We are all sleeping in the same room. You keep a flashlight, big, beside the bed. There are boards over the door. The phone is disconnected. He shifts in his sleep, his arm bothered by the cast. He sleeps with his eyes open. Even as a child, curled up on the couch. He knew it was not safe here. It is not safe here. It is not safe inside. It is not safe, a thousand miles away. Any wall can have words. O, and what words can say. I know you know, and machines can speak, and there is no escape from dreaming in the dark.

You raise your arm and it cracks open. You open your eyes and the room skitters away. The mice in the hall are stealing, slowly, every piece that remains. A gentleman with a shimmering moustache is waiting just outside the door to take you away. The armies raised to protect are all buried in snow. The Christmas lights flash on and off. Your mother is crying, your mother is sorry. There was nothing any of us could have done. How could we have known? How could we have known?
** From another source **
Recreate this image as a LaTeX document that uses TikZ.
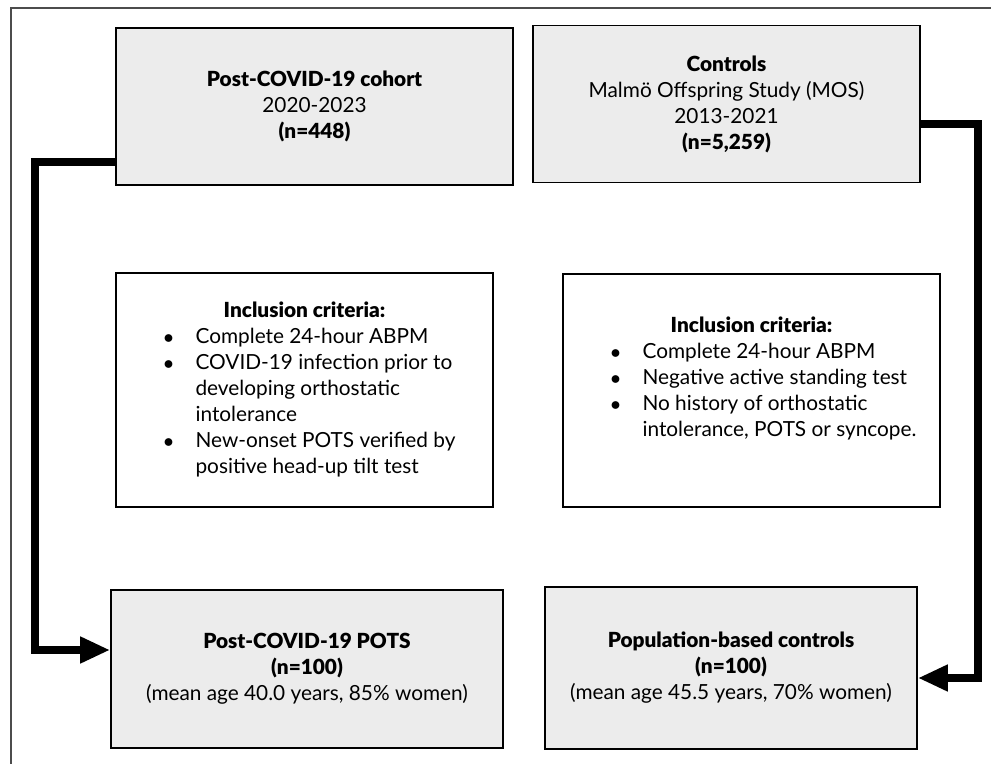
\documentclass[tikz,border=0pt]{standalone}
\usepackage{fontspec}
\setmainfont{Lato}[BoldFont={Lato Black}]
\usetikzlibrary{arrows.meta}
\definecolor{boxgrey}{HTML}{ECECEC}

\begin{document}
\begin{tikzpicture}[x=0.5pt,y=-0.5pt,
  font=\fontsize{10.4}{13}\selectfont,
  greybox/.style={draw,line width=0.9pt,fill=boxgrey,inner sep=0pt,align=center},
  critbox/.style={draw,line width=0.9pt,fill=white,inner sep=0pt},
  flow/.style={line width=4pt,-{Triangle[length=15pt,width=12.5pt]}}]
\useasboundingbox (0,0) rectangle (991,764);
\draw[line width=0.8pt,black!70] (11,790) -- (11,8) -- (1010,8);

% cohorts
\node[greybox,minimum width=198.5pt,minimum height=78.5pt] (cohort) at (314.5,106.5)
  {\textbf{Post-COVID-19 cohort}\\2020-2023\\\textbf{(n=448)}};
\node[greybox,minimum width=193.5pt,minimum height=78.5pt] (controls) at (726.5,104)
  {\textbf{Controls}\\Malmö Offspring Study (MOS)\\2013-2021\\\textbf{(n=5,259)}};

% inclusion criteria
\node[critbox,minimum width=188.5pt,minimum height=117pt] (critpots) at (304.5,390) {%
  \begin{tabular}{@{\hspace{5pt}}c@{\hspace{11pt}}l@{}}
  \multicolumn{2}{@{}c@{}}{\textbf{Inclusion criteria:}}\\
  $\bullet$ & Complete 24-hour ABPM\\
  $\bullet$ & COVID-19 infection prior to\\
            & developing orthostatic\\
            & intolerance\\
  $\bullet$ & New-onset POTS verified by\\
            & positive head-up tilt test
  \end{tabular}};
\node[critbox,minimum width=188.5pt,minimum height=116.5pt] (critctrl) at (751.5,390.5) {%
  \begin{tabular}{@{\hspace{12pt}}c@{\hspace{11pt}}l@{}}
  \multicolumn{2}{@{}c@{}}{\textbf{Inclusion criteria:}}\\
  $\bullet$ & Complete 24-hour ABPM\\
  $\bullet$ & Negative active standing test\\
  $\bullet$ & No history of orthostatic\\
            & intolerance, POTS or syncope.\\[11pt]
  \end{tabular}};

% final groups
\node[greybox,minimum width=196pt,minimum height=79pt] (pots) at (307,669)
  {\textbf{Post-COVID-19 POTS}\\\textbf{(n=100)}\\(mean age 40.0 years, 85\% women)};
\node[greybox,minimum width=186pt,minimum height=81pt] (popctrl) at (731,668)
  {\textbf{Population-based controls}\\\textbf{(n=100)}\\(mean age 45.5 years, 70\% women)};

\draw[flow] (cohort.west |- 0,162) -| (35,650) -- (pots.west |- 0,650);
\draw[flow] (controls.east |- 0,124) -| (978,678) -- (popctrl.east |- 0,678);
\end{tikzpicture}
\end{document}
How could I have known, as you sat crying on my bed, that any word I said could have spelled out the difference from disaster? The bullets I always said I’d take for you are scattered on the floor, and where was I with my gun? Sitting drunk on my living room floor, the heat turned up to 80 and my friends all gone. 

O, brother, the dye running from your hair down the shower’s drain, tears on your face. The drain is gone, the hair, and where are you? The child I did not know is wrapped around your broken arm, is stitched across your aching head. The stranger in my mother’s house, this stranger is my father’s son. And I, I, I, my family’s daughter when the breeze blows right. Your blood is in my temples too, and it is lapping at our kitchen floor, catching in the tiles laid by our father’s hands. What a pity that I am such a poor protector. Even I can strike down a man, given the right weapons. Even I, even I, but I did not. And these small hands, these hands like our mother’s, they are no match for the panic in our blood, the voices in our ears, the truth and falsehood in the night.